Reproduce the listing below without changes, except that pictures are left out.

──────

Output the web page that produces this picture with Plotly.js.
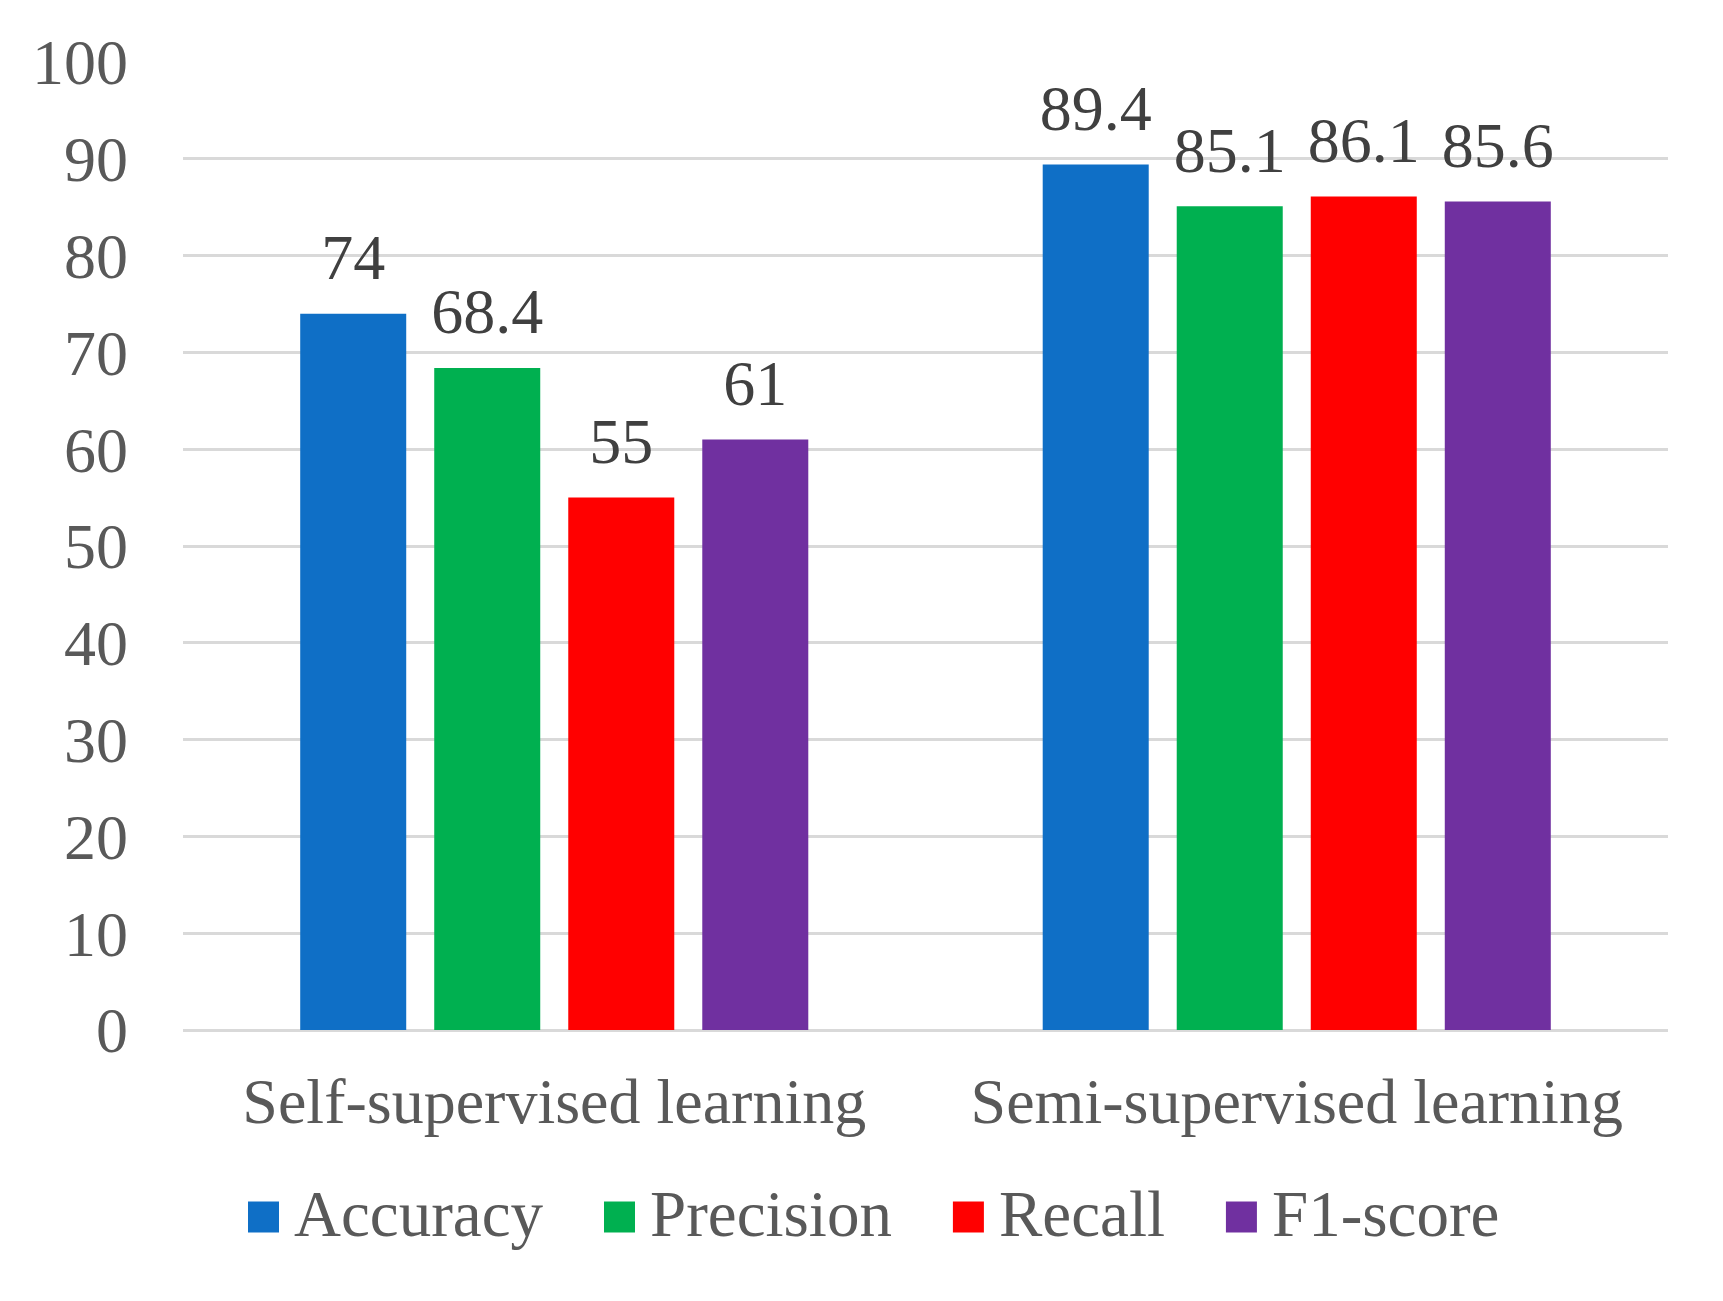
<!DOCTYPE html>
<html>
<head>
<meta charset="utf-8">
<script src="https://cdn.plot.ly/plotly-3.0.1.min.js"></script>
<style>html,body{margin:0;padding:0;background:#fff;}#chart{width:1723px;height:1301px;}</style>
</head>
<body>
<div id="chart"></div>
<script>
const categories = ['Self-supervised learning', 'Semi-supervised learning'];
const seriesNames = ['Accuracy', 'Precision', 'Recall', 'F1-score'];
const accuracy = [74, 89.4];
const precision = [68.4, 85.1];
const recall = [55, 86.1];
const f1score = [61, 85.6];
const yTicks = [0, 10, 20, 30, 40, 50, 60, 70, 80, 90, 100];

const seriesValues = [accuracy, precision, recall, f1score];
const colors = ['#0F6FC6', '#00B050', '#FF0000', '#7030A0'];
const FONT = '"Liberation Serif", "Times New Roman", serif';

const W = 1723, H = 1301, ML = 183, MR = 55, MT = 62, MB = 271;
const PW = W - ML - MR, PH = H - MT - MB;
const toPX = px => (px - ML) / PW;
const toPY = py => (H - MB - py) / PH;

const traces = [];
seriesValues.forEach((vals, i) => {
  traces.push({
    type: 'bar', name: seriesNames[i], x: categories, y: vals,
    marker: {color: colors[i]}, hoverinfo: 'skip', showlegend: false
  });
});
seriesValues.forEach((vals, i) => {
  traces.push({
    type: 'scatter', mode: 'markers+text', x: categories, y: vals,
    text: vals.map(v => String(v)), textposition: 'top center',
    textfont: {family: FONT, size: 64, color: '#404040'},
    marker: {size: 28, opacity: 0}, showlegend: false, cliponaxis: false,
    hoverinfo: 'skip'
  });
});

// Legend drawn as layout shapes + annotations (large square keys like the original)
const LEG_FONT = 65, SQ = 31, SQ_TEXT_GAP = 14, ITEM_GAP = 62;
const LEG_START = 248, LEG_CY = 1217, LEG_TEXT_CY = 1214;
const cv = document.createElement('canvas').getContext('2d');
cv.font = LEG_FONT + 'px "Liberation Serif"';
const shapes = [], annotations = [];
let cx = LEG_START;
seriesNames.forEach((name, i) => {
  shapes.push({
    type: 'rect', xref: 'paper', yref: 'paper', layer: 'above',
    x0: toPX(cx), x1: toPX(cx + SQ), y0: toPY(LEG_CY + SQ / 2), y1: toPY(LEG_CY - SQ / 2),
    fillcolor: colors[i], line: {width: 0}
  });
  const tx = cx + SQ + SQ_TEXT_GAP;
  annotations.push({
    xref: 'paper', yref: 'paper', x: toPX(tx), y: toPY(LEG_TEXT_CY),
    xanchor: 'left', yanchor: 'middle', showarrow: false, borderpad: 0,
    text: name, font: {family: FONT, size: LEG_FONT, color: '#595959'}
  });
  cx = tx + cv.measureText(name).width + ITEM_GAP;
});

const layout = {
  width: W, height: H,
  margin: {l: ML, r: MR, t: MT, b: MB},
  paper_bgcolor: '#ffffff', plot_bgcolor: '#ffffff',
  font: {family: FONT, size: 64, color: '#595959'},
  barmode: 'group', bargap: 0.278, bargroupgap: 0.209,
  scattermode: 'group', scattergap: 0.278,
  showlegend: false,
  shapes: shapes, annotations: annotations,
  xaxis: {
    type: 'category', showgrid: false, showline: false, ticks: '',
    tickfont: {family: FONT, size: 64, color: '#595959'},
    ticklabelstandoff: 28, fixedrange: true
  },
  yaxis: {
    range: [0, 100], tickvals: yTicks, ticktext: yTicks.map(String),
    showgrid: true, gridcolor: '#D9D9D9', gridwidth: 3,
    zeroline: true, zerolinecolor: '#D9D9D9', zerolinewidth: 3,
    showline: false, ticks: '', ticklabelstandoff: 54,
    tickfont: {family: FONT, size: 64, color: '#595959'}, fixedrange: true
  }
};

Plotly.newPlot('chart', traces, layout, {displayModeBar: false, staticPlot: true});
</script>
</body>
</html>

──────

Result for this exercise:
Output the web page that produces this picture with Plotly.js.
<!DOCTYPE html>
<html>
<head>
<meta charset="utf-8">
<script src="https://cdn.plot.ly/plotly-3.0.1.min.js"></script>
<style>html,body{margin:0;padding:0;background:#fff;}#chart{width:1723px;height:1301px;}</style>
</head>
<body>
<div id="chart"></div>
<script>
const categories = ['Self-supervised learning', 'Semi-supervised learning'];
const seriesNames = ['Accuracy', 'Precision', 'Recall', 'F1-score'];
const accuracy = [74, 89.4];
const precision = [68.4, 85.1];
const recall = [55, 86.1];
const f1score = [61, 85.6];
const yTicks = [0, 10, 20, 30, 40, 50, 60, 70, 80, 90, 100];

const seriesValues = [accuracy, precision, recall, f1score];
const colors = ['#0F6FC6', '#00B050', '#FF0000', '#7030A0'];
const FONT = '"Liberation Serif", "Times New Roman", serif';

const W = 1723, H = 1301, ML = 183, MR = 55, MT = 62, MB = 271;
const PW = W - ML - MR, PH = H - MT - MB;
const toPX = px => (px - ML) / PW;
const toPY = py => (H - MB - py) / PH;

const traces = [];
seriesValues.forEach((vals, i) => {
  traces.push({
    type: 'bar', name: seriesNames[i], x: categories, y: vals,
    marker: {color: colors[i]}, hoverinfo: 'skip', showlegend: false
  });
});
seriesValues.forEach((vals, i) => {
  traces.push({
    type: 'scatter', mode: 'markers+text', x: categories, y: vals,
    text: vals.map(v => String(v)), textposition: 'top center',
    textfont: {family: FONT, size: 64, color: '#404040'},
    marker: {size: 28, opacity: 0}, showlegend: false, cliponaxis: false,
    hoverinfo: 'skip'
  });
});

// Legend drawn as layout shapes + annotations (large square keys like the original)
const LEG_FONT = 65, SQ = 31, SQ_TEXT_GAP = 14, ITEM_GAP = 62;
const LEG_START = 248, LEG_CY = 1217, LEG_TEXT_CY = 1214;
const cv = document.createElement('canvas').getContext('2d');
cv.font = LEG_FONT + 'px "Liberation Serif"';
const shapes = [], annotations = [];
let cx = LEG_START;
seriesNames.forEach((name, i) => {
  shapes.push({
    type: 'rect', xref: 'paper', yref: 'paper', layer: 'above',
    x0: toPX(cx), x1: toPX(cx + SQ), y0: toPY(LEG_CY + SQ / 2), y1: toPY(LEG_CY - SQ / 2),
    fillcolor: colors[i], line: {width: 0}
  });
  const tx = cx + SQ + SQ_TEXT_GAP;
  annotations.push({
    xref: 'paper', yref: 'paper', x: toPX(tx), y: toPY(LEG_TEXT_CY),
    xanchor: 'left', yanchor: 'middle', showarrow: false, borderpad: 0,
    text: name, font: {family: FONT, size: LEG_FONT, color: '#595959'}
  });
  cx = tx + cv.measureText(name).width + ITEM_GAP;
});

const layout = {
  width: W, height: H,
  margin: {l: ML, r: MR, t: MT, b: MB},
  paper_bgcolor: '#ffffff', plot_bgcolor: '#ffffff',
  font: {family: FONT, size: 64, color: '#595959'},
  barmode: 'group', bargap: 0.278, bargroupgap: 0.209,
  scattermode: 'group', scattergap: 0.278,
  showlegend: false,
  shapes: shapes, annotations: annotations,
  xaxis: {
    type: 'category', showgrid: false, showline: false, ticks: '',
    tickfont: {family: FONT, size: 64, color: '#595959'},
    ticklabelstandoff: 28, fixedrange: true
  },
  yaxis: {
    range: [0, 100], tickvals: yTicks, ticktext: yTicks.map(String),
    showgrid: true, gridcolor: '#D9D9D9', gridwidth: 3,
    zeroline: true, zerolinecolor: '#D9D9D9', zerolinewidth: 3,
    showline: false, ticks: '', ticklabelstandoff: 54,
    tickfont: {family: FONT, size: 64, color: '#595959'}, fixedrange: true
  }
};

Plotly.newPlot('chart', traces, layout, {displayModeBar: false, staticPlot: true});
</script>
</body>
</html>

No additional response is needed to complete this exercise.